Records provided
=====

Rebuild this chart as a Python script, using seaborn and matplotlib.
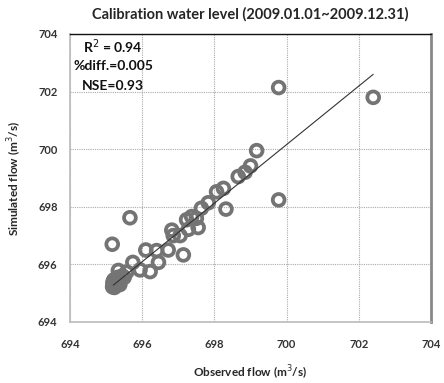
import matplotlib
matplotlib.use("Agg")
import matplotlib.pyplot as plt
import seaborn as sns
import pandas as pd

# ---- data ----
observed = [695.18, 695.20, 695.22, 695.19, 695.25, 695.21, 695.28, 695.23, 695.30, 695.26,
            695.35, 695.32, 695.40, 695.24, 695.20, 695.45, 695.38, 695.50, 695.22,
            695.34, 695.57, 695.74, 695.94, 696.22, 696.45, 696.10, 696.40, 696.72,
            697.14, 696.86, 696.82, 697.05, 697.28, 697.55, 697.23, 697.37, 697.50,
            697.64, 697.83, 698.06, 698.25, 698.32, 698.66, 698.85, 699.00, 699.17,
            699.78, 699.78, 702.40, 695.66, 695.17]
simulated = [695.22, 695.30, 695.25, 695.38, 695.28, 695.45, 695.32, 695.20, 695.40, 695.50,
             695.35, 695.55, 695.45, 695.26, 695.35, 695.60, 695.30, 695.55, 695.42,
             695.79, 695.73, 696.07, 695.81, 695.75, 696.07, 696.50, 696.48, 696.50,
             696.33, 697.00, 697.19, 697.00, 697.22, 697.28, 697.55, 697.66, 697.60,
             697.95, 698.14, 698.52, 698.64, 697.92, 699.05, 699.20, 699.42, 699.95,
             702.14, 698.24, 701.80, 697.62, 696.70]
fit_x = [695.20, 702.40]
fit_y = [695.28, 702.60]
ticks = [694, 696, 698, 700, 702, 704]
title = "Calibration water level (2009.01.01~2009.12.31)"
xlabel = "Observed flow (m$^3$/s)"
ylabel = "Simulated flow (m$^3$/s)"
stats_lines = ["R$^2$ = 0.94", "%diff.=0.005", "NSE=0.93"]

df = pd.DataFrame({"obs": observed, "sim": simulated})

sns.set_style("white")
plt.rcParams["font.family"] = ["Lato", "DejaVu Sans"]

fig = plt.figure(figsize=(4.44, 3.83), dpi=100)
ax = fig.add_axes([70 / 444, 1 - 322 / 383, 361 / 444, 288 / 383])

sns.scatterplot(data=df, x="obs", y="sim", ax=ax, marker="o", s=72,
                facecolors="none", edgecolor="#747474", linewidth=2.7, zorder=3)
sns.lineplot(x=fit_x, y=fit_y, ax=ax, color="#333333", linewidth=0.8, zorder=4)

ax.set_xlim(694, 704)
ax.set_ylim(694, 704)
ax.set_xticks(ticks)
ax.set_yticks(ticks)
ax.set_xticklabels([str(t) for t in ticks], fontsize=8, fontweight="bold", color="#333333")
ax.set_yticklabels([str(t) for t in ticks], fontsize=8, fontweight="bold", color="#333333")
ax.tick_params(axis="both", length=0, pad=12)
ax.tick_params(axis="y", pad=9)
ax.grid(True, linestyle=(0, (1, 1)), color="#aaaaaa", linewidth=0.8)
ax.set_axisbelow(True)

ax.spines["top"].set_color("#111111")
ax.spines["top"].set_linewidth(1.0)
ax.spines["right"].set_color("#888888")
ax.spines["right"].set_linewidth(2.0)
ax.spines["left"].set_color("#bbbbbb")
ax.spines["bottom"].set_color("#bbbbbb")
ax.spines["left"].set_linewidth(1.2)
ax.spines["bottom"].set_linewidth(1.2)

ax.set_xlabel(xlabel, fontsize=8.5, fontweight="bold", labelpad=10)
ax.set_ylabel(ylabel, fontsize=8.5, fontweight="bold", labelpad=10)
fig.text(250 / 444, 1 - 14 / 383, title, ha="center", va="center",
         fontsize=10.5, fontweight="bold")

for i, line in enumerate(stats_lines):
    ax.text(113 / 444, 1 - (47 + 19.5 * i) / 383, line, transform=fig.transFigure,
            ha="center", va="center", fontsize=10, fontweight="bold", color="#111111")

fig.savefig("out.png", dpi=100)
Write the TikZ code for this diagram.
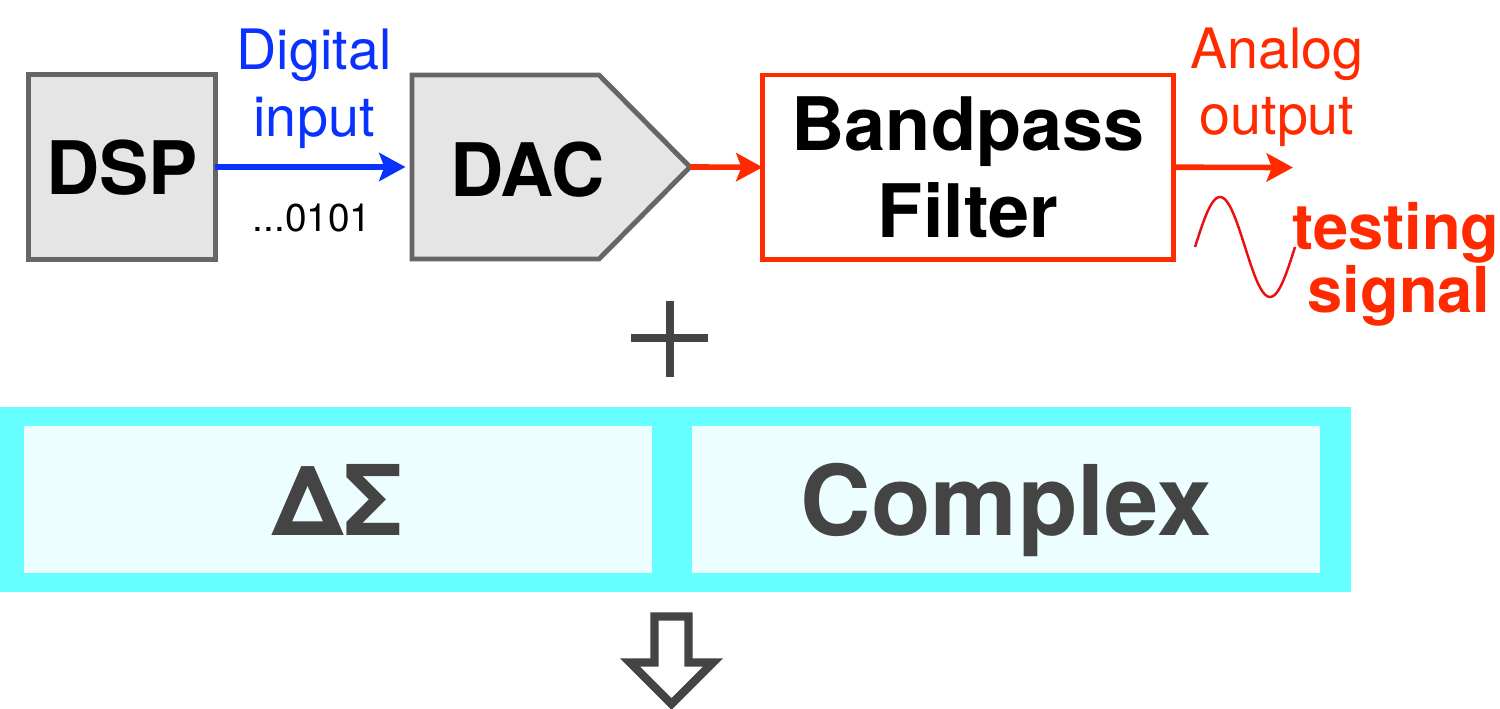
\documentclass[tikz,border=0pt]{standalone}
\usepackage{fontspec}
\setmainfont{TeX Gyre Heros}
\usetikzlibrary{arrows.meta}

\definecolor{boxgray}{RGB}{229,229,229}
\definecolor{edgegray}{RGB}{102,102,102}
\definecolor{sigblue}{RGB}{10,50,255}
\definecolor{sigred}{RGB}{255,42,0}
\definecolor{wavered}{RGB}{235,15,15}
\definecolor{cyanband}{RGB}{102,255,255}
\definecolor{cyancell}{RGB}{236,254,255}
\definecolor{darkink}{RGB}{68,68,68}

\tikzset{
  blockgray/.style={draw=edgegray, fill=boxgray, line width=2.8pt, line join=miter},
  filterbox/.style={draw=sigred, fill=white, line width=2.8pt, inner sep=0pt, outer sep=0pt,
    align=center, font=\bfseries\fontsize{42pt}{49.3pt}\selectfont},
  blocktext/.style={inner sep=0pt, outer sep=0pt, text depth=0pt,
    font=\bfseries\fontsize{42pt}{48pt}\selectfont},
  sigtip/.style={-{Stealth[length=15pt, width=16pt, inset=3pt]}},
  bluewire/.style={sigtip, draw=sigblue, line width=3.2pt},
  redwire/.style={sigtip, draw=sigred, line width=3.2pt},
  thinlabel/.style={inner sep=0pt, anchor=base, font=\fontsize{31.7pt}{38pt}\selectfont},
  bitslabel/.style={inner sep=0pt, anchor=base, font=\fontsize{22.1pt}{26pt}\selectfont},
  boldlabel/.style={inner sep=0pt, anchor=base, text=sigred,
    font=\bfseries\fontsize{36pt}{40pt}\selectfont},
  wave/.style={draw=wavered, line width=1.4pt},
  band/.style={fill=cyanband, draw=none, inner sep=0pt, outer sep=0pt},
  cell/.style={fill=cyancell, draw=none, inner sep=0pt, outer sep=0pt, text=darkink,
    text depth=0pt, minimum width=12.56cm, minimum height=2.94cm,
    font=\bfseries\fontsize{55.5pt}{60pt}\selectfont},
  inkline/.style={draw=darkink, line width=4.4pt},
  hollowarrow/.style={draw=darkink, line width=4.8pt, line join=miter, fill=white}
}

\begin{document}
\begin{tikzpicture}[x=0.02cm, y=-0.02cm]
  \useasboundingbox (0,0) rectangle (1500,709);

  % signal chain: DSP -> DAC -> bandpass filter
  \node[blockgray, blocktext, minimum width=3.74cm, minimum height=3.70cm] (dsp) at (122,167) {DSP};

  \draw[blockgray] (412,75) -- (599,75) -- (690,167) -- (599,259) -- (412,259) -- cycle;
  \coordinate (dacin) at (412,167);
  \coordinate (dactip) at (690,167);
  \node[blocktext] (dac) at (527.5,169) {DAC};

  \node[filterbox, minimum width=8.22cm, minimum height=3.69cm] (bpf) at (968,167.25) {Bandpass\\Filter};
  \coordinate (outend) at (1293,167.5);

  \draw[bluewire, shorten >=0.13cm] (dsp.east) -- (dacin);
  \draw[redwire] (dactip) -- (bpf.west);
  \draw[redwire] (bpf.east) -- (outend);

  % wire labels
  \node[thinlabel, text=sigblue] (diglbl) at (314,70) {Digital};
  \node[thinlabel, text=sigblue] (inplbl) at (314,137) {input};
  \node[bitslabel] (bits) at (312,232) {...0101};
  \node[thinlabel, text=sigred] (analbl) at (1277,69) {Analog};
  \node[thinlabel, text=sigred] (outlbl) at (1277,135) {output};

  % test tone
  \draw[wave] plot[domain=0:100, samples=80, smooth] ({1195+\x},{247-50*sin(3.6*\x)});
  \node[boldlabel] (testlbl) at (1396,250) {testing};
  \node[boldlabel] (siglbl) at (1399,313) {signal};

  % plus sign
  \draw[inkline] (631,338) -- (708,338);
  \draw[inkline] (670,301) -- (670,377);

  % modulator band
  \node[band, minimum width=27.02cm, minimum height=3.70cm] (bandbg) at (675.5,499.5) {};
  \node[cell] (deltasigma) at (338,499.5) {ΔΣ};
  \node[cell] (complex) at (1006,499.5) {Complex};

  % hollow down arrow
  \draw[hollowarrow] (654.5,616.5) -- (688.5,616.5) -- (688.5,662.5) -- (713,662.5)
    -- (671.5,704) -- (630,662.5) -- (654.5,662.5) -- cycle;
\end{tikzpicture}
\end{document}
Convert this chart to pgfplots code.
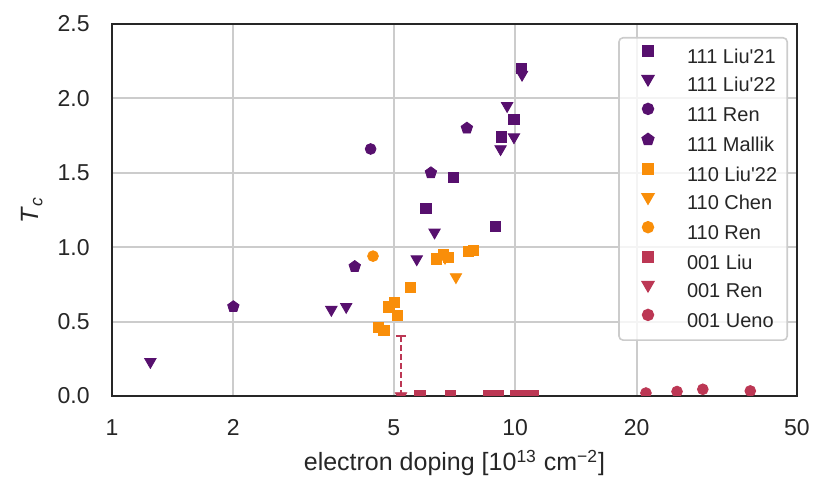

=====

Work instructions
Starting at the top of the listing above, please restate word for word each line up to and including the one that holds "import pandas as pd", omitting every image.

In response
Rebuild this chart as a Python script, using seaborn and matplotlib.
import matplotlib
matplotlib.use("Agg")
import matplotlib.pyplot as plt
import seaborn as sns
import pandas as pd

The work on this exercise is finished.